Farm-Based Biomass Heating in the UK

Many UK farms use biomass boilers fuelled by wood chips from local forestry operations. This reduces heating costs for greenhouses and livestock buildings while supporting local economies. Farmers report reliable heat supply and lower fuel expenses.

Schools and Public Buildings in the United States

Several schools and municipal buildings in the US have adopted biomass heating to cut energy costs and meet sustainability goals.
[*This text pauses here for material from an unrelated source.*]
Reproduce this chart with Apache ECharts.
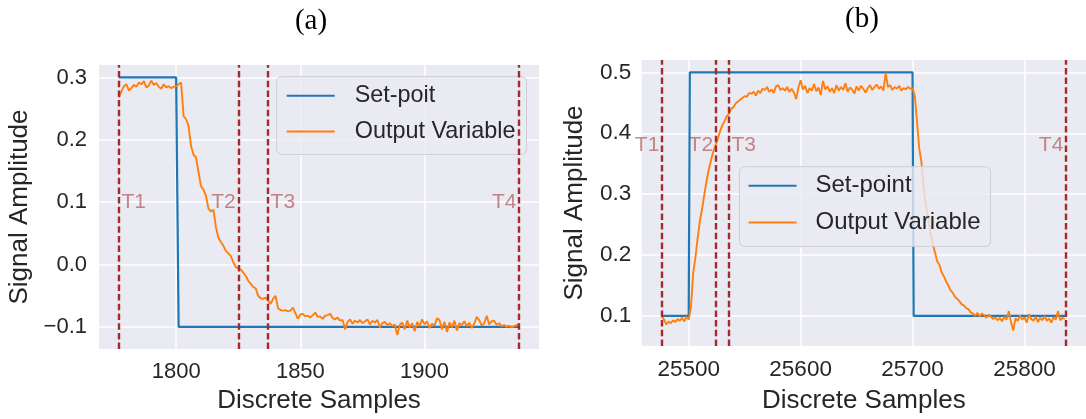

For example, a school in Vermont installed a wood pellet boiler that reduced heating expenses by 30% and lowered carbon emissions.

How to Choose a Biomass Heating System

When considering biomass heating, evaluate:

• Fuel availability: Ensure a steady supply of suitable biomass fuel nearby.

• Heating demand: Match system size to the building or process needs.

• System type: Choose between stoves, boilers, or combined heat and power units.

• Budget and incentives: Factor in installation costs and available financial support.

• Maintenance: Plan for regular cleaning and servicing to maintain efficiency.

  
  

Future of Biomass Heating

Advances in technology continue to improve biomass heating efficiency and emissions control. Integration with smart controls and hybrid renewable systems will enhance performance and flexibility. Research into new biomass sources, such as algae or energy crops grown on marginal land, may expand fuel options.

As governments push for carbon reduction, biomass heating will likely play a key role in sustainable energy strategies, especially in areas with abundant biomass resources.